ARGENTINA, LAND OF EMIGRANTS

During the two world wars, many Europeans took what they had and came to what was then the promised land to begin anew.  There was gold in the streets then. Anyone could succeed then and most did. 

About 60-70% of Argentina's population is Italian or Spanish and the rest are made up mostly of French, German, Jewish, and Swiss ancestry. Julietta's great grandfather was German, her mother Spanish. 

Joe, who was born and raised in New York, says that when his grandfather left Hungary to escape the Nazi's, he had a choice of two ships, one headed for Argentina and the other to New York. On a flip of a coin, his grandfather boarded the ship for America. Joe says, "I could have just as easily been Argentinian instead of American."

Is Argentina the flagship polyglot country? What the world will look like when and if borders blend?

As recently as the early 1990's, Argentina was the fifth wealthiest country in the world. It was the grain and livestock capital of the world. Argentina remained neutral as long as she could and profitted by selling to both sides. She only joined the allies in 1995.
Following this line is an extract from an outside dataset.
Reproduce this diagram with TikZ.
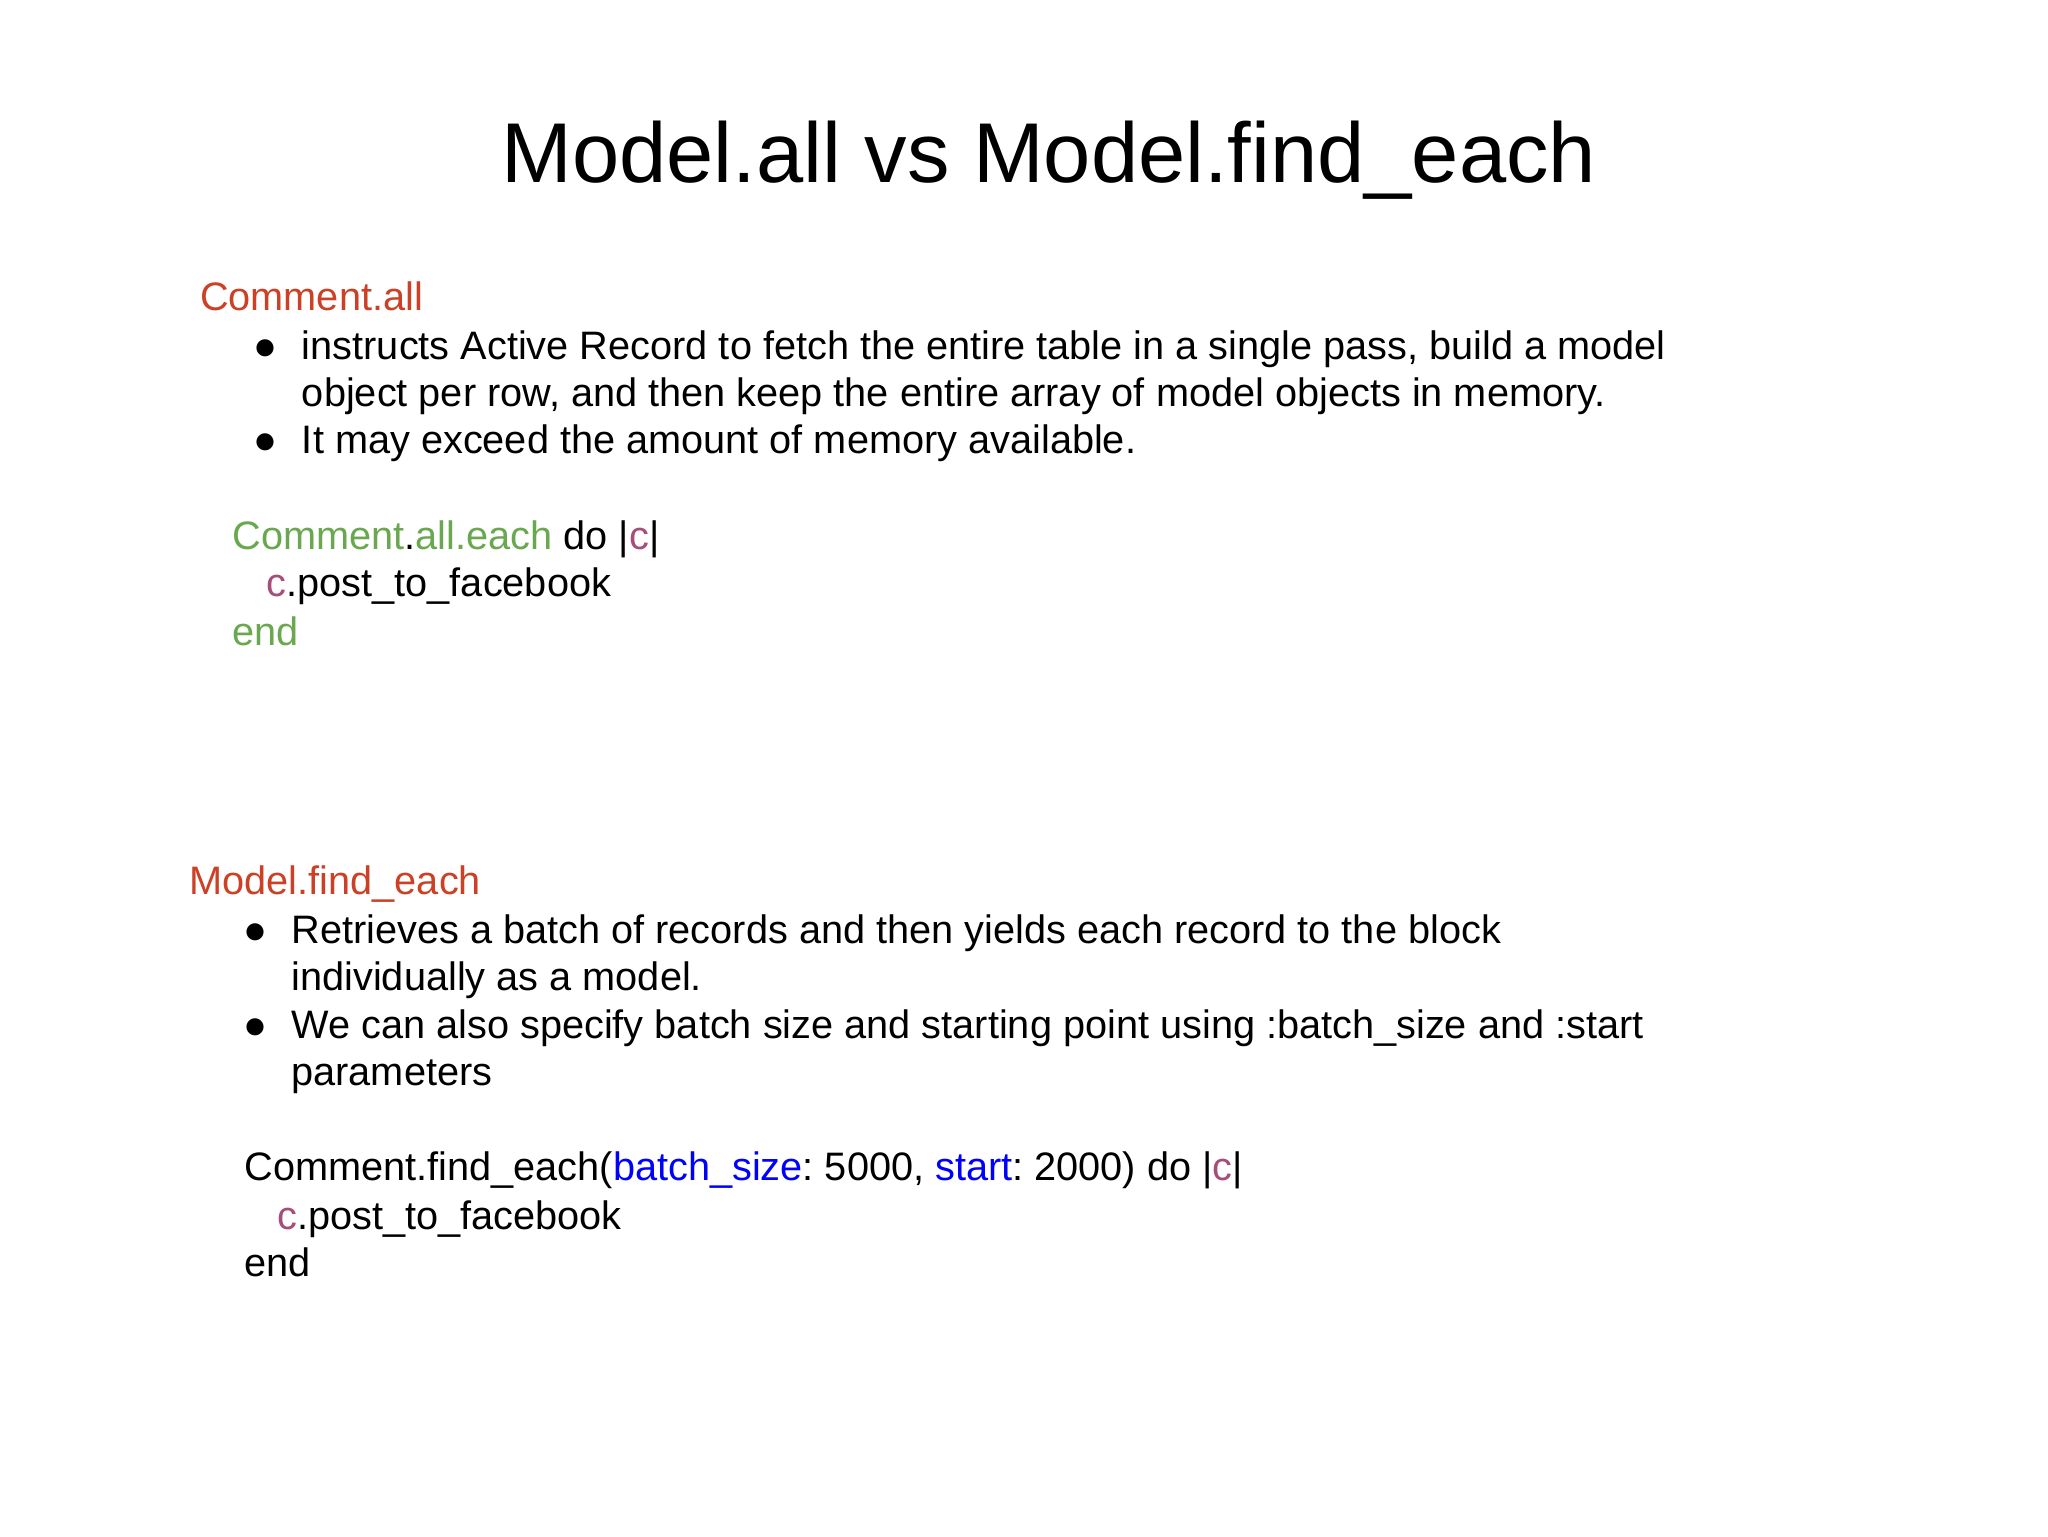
\documentclass[tikz,border=0pt]{standalone}
\usepackage{fontspec}
\setmainfont{Liberation Sans}
\frenchspacing
\definecolor{hred}{RGB}{204,65,37}
\definecolor{cgreen}{RGB}{106,168,79}
\definecolor{cpurp}{RGB}{166,77,121}
\definecolor{cblue}{RGB}{0,0,255}
\begin{document}
\begin{tikzpicture}[x=1pt,y=-1pt,
  txt/.style={anchor=base west,inner sep=0pt,font=\fontsize{30.4}{34}\selectfont},
  ttl/.style={anchor=base,inner sep=0pt,font=\fontsize{65}{72}\selectfont}]
\useasboundingbox (0,0) rectangle (1568,1176);
\node[ttl] (title) at (803,140) {Model.all vs Model.find\_each};
\node[txt,text=hred] (h1) at (153,238) {Comment.all};
\node[txt] (b1) at (194,275) {●};
\node[txt] (t1) at (231,275) {instructs Active Record to fetch the entire table in a single pass, build a model};
\node[txt] (t1b) at (231,311) {object per row, and then keep the entire array of model objects in memory.};
\node[txt] (b2) at (194,347) {●};
\node[txt] (t2) at (231,347) {It may exceed the amount of memory available.};
\node[txt] (c1) at (178,421) {\textcolor{cgreen}{Comment}.\textcolor{cgreen}{all.each} do |\textcolor{cpurp}{c}|};
\node[txt] (c2) at (204,457) {\textcolor{cpurp}{c}.post\_to\_facebook};
\node[txt,text=cgreen] (c3) at (178,494) {end};
\node[txt,text=hred] (h2) at (145,685) {Model.find\_each};
\node[txt] (b3) at (186,722) {●};
\node[txt] (t3) at (223,722) {Retrieves a batch of records and then yields each record to the block};
\node[txt] (t3b) at (223,758) {individually as a model.};
\node[txt] (b4) at (186,795) {●};
\node[txt] (t4) at (223,795) {We can also specify batch size and starting point using :batch\_size and :start};
\node[txt] (t4b) at (223,831) {parameters};
\node[txt] (d1) at (187,904) {Comment.find\_each(\textcolor{cblue}{batch\_size}: 5000, \textcolor{cblue}{start}: 2000) do |\textcolor{cpurp}{c}|};
\node[txt] (d2) at (212,941) {\textcolor{cpurp}{c}.post\_to\_facebook};
\node[txt] (d3) at (187,977) {end};
\end{tikzpicture}
\end{document}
So what do they like most about Argentina I ask the couple? The education Joe says. He has a 10 year old son who attends private school, but beyond private school, especially in the university system, educational standards are incredibly high. Many presidents have come and gone over the past 2 decades, but those who went fastest where those who proposed cutting funds to education. 

Julietta says her grandmother had only an elementary education. But her mother is a nuclear physicist.